### Exercise requirements
Show all lines from the listing below that contain "matplotlib".

■ ■ ■ ■ ■

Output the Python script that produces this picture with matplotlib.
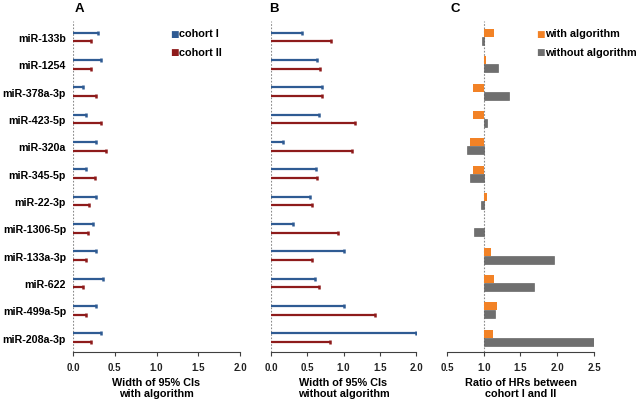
import matplotlib
matplotlib.use("Agg")
import matplotlib.pyplot as plt
import numpy as np

plt.rcParams['font.family'] = ['Liberation Sans', 'DejaVu Sans']

mirnas = ["miR-133b", "miR-1254", "miR-378a-3p", "miR-423-5p", "miR-320a",
          "miR-345-5p", "miR-22-3p", "miR-1306-5p", "miR-133a-3p", "miR-622",
          "miR-499a-5p", "miR-208a-3p"]

# Panel A: width of 95% CIs with algorithm
ci_with_c1 = [0.30, 0.34, 0.12, 0.15, 0.27, 0.16, 0.27, 0.24, 0.28, 0.36, 0.28, 0.34]
ci_with_c2 = [0.21, 0.22, 0.27, 0.33, 0.40, 0.26, 0.19, 0.18, 0.16, 0.12, 0.16, 0.22]

# Panel B: width of 95% CIs without algorithm
ci_without_c1 = [0.43, 0.63, 0.71, 0.66, 0.17, 0.62, 0.54, 0.31, 1.00, 0.60, 1.00, 2.00]
ci_without_c2 = [0.83, 0.68, 0.71, 1.16, 1.12, 0.63, 0.56, 0.92, 0.56, 0.66, 1.43, 0.82]

# Panel C: ratio of HRs between cohort I and II
ratio_with = [1.14, 1.03, 0.86, 0.86, 0.81, 0.85, 1.05, 1.00, 1.10, 1.14, 1.18, 1.13]
ratio_without = [0.97, 1.20, 1.35, 1.05, 0.77, 0.82, 0.96, 0.87, 1.96, 1.68, 1.15, 2.50]

x_ticks_ci = [0.0, 0.5, 1.0, 1.5, 2.0]
x_ticks_ratio = [0.5, 1.0, 1.5, 2.0, 2.5]

BLUE = "#2F5B93"
RED = "#8E1B1B"
ORANGE = "#F28226"
GREY = "#6F6F6F"

fig = plt.figure(figsize=(6.41, 4.02), dpi=100)
bottom, height = 0.122, 0.823
axA = fig.add_axes([0.1139, bottom, 0.2605, height])
axB = fig.add_axes([0.4228, bottom, 0.2262, height])
axC = fig.add_axes([0.6973, bottom, 0.2293, height])

y = np.arange(len(mirnas))
off = 0.157


def style(ax, xticks, xlim, ref, xlabel, letter, letter_x):
    ax.set_ylim(11.52, -0.58)
    ax.set_xlim(*xlim)
    for s in ["top", "right", "left"]:
        ax.spines[s].set_visible(False)
    ax.spines["bottom"].set_color("#404040")
    ax.spines["bottom"].set_linewidth(0.8)
    ax.axvline(ref, color="#8a8a8a", linestyle=(0, (1.5, 1.5)), linewidth=0.8, zorder=0)
    ax.set_xticks(xticks)
    ax.set_xticklabels([f"{t:.1f}" for t in xticks], fontsize=7.0, fontweight="bold", color="#222222")
    ax.tick_params(axis="x", direction="out", length=3, width=0.8, color="#404040", pad=4)
    ax.set_xlabel(xlabel, fontsize=7.8, fontweight="bold", labelpad=4, linespacing=1.1)
    ax.set_yticks([])
    fig.text(letter_x, 0.978, letter, fontsize=9.5, fontweight="bold", ha="center", va="center")


def ci_panel(ax, v1, v2):
    v1 = np.asarray(v1); v2 = np.asarray(v2)
    ax.hlines(y - off, 0, v1, color=BLUE, linewidth=1.6)
    ax.hlines(y + off, 0, v2, color=RED, linewidth=1.6)
    ax.plot(v1, y - off, linestyle="none", marker="|", color=BLUE, markersize=3.5, mew=1.8)
    ax.plot(v2, y + off, linestyle="none", marker="|", color=RED, markersize=3.5, mew=1.8)


ci_panel(axA, ci_with_c1, ci_with_c2)
style(axA, x_ticks_ci, (0, 2.0), 0, "Width of 95% CIs\nwith algorithm", "A", 79 / 641)
axA.set_yticks(y)
axA.set_yticklabels(mirnas, fontsize=7.7, fontweight="bold")
axA.tick_params(axis="y", length=0, pad=5)

ci_panel(axB, ci_without_c1, ci_without_c2)
style(axB, x_ticks_ci, (0, 2.0), 0, "Width of 95% CIs\nwithout algorithm", "B", 274 / 641)

rw = np.asarray(ratio_with); ro = np.asarray(ratio_without)
bh = 0.29
axC.barh(y - 0.145, rw - 1.0, left=1.0, height=bh, color=ORANGE)
axC.barh(y + 0.145, ro - 1.0, left=1.0, height=bh, color=GREY, edgecolor="#555555", linewidth=0.4)
style(axC, x_ticks_ratio, (0.5, 2.5), 1.0, "Ratio of HRs between\ncohort I and II", "C", 455 / 641)

# Legends
def legend_item(x, yy, color, label):
    fig.text(x, yy, "\u25A0", color=color, fontsize=6.5, ha="left", va="center",
             family="DejaVu Sans")
    fig.text(x + 0.0145, yy, label, fontsize=7.8, fontweight="bold", ha="left", va="center")

legend_item(170 / 641, 1 - 34 / 402, BLUE, "cohort I")
legend_item(170 / 641, 1 - 53 / 402, RED, "cohort II")
legend_item(536 / 641, 1 - 34 / 402, ORANGE, "with algorithm")
legend_item(536 / 641, 1 - 53 / 402, GREY, "without algorithm")

fig.savefig("out.png", dpi=100)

■ ■ ■ ■ ■

### Answer in full
Output the Python script that produces this picture with matplotlib.
import matplotlib
matplotlib.use("Agg")
import matplotlib.pyplot as plt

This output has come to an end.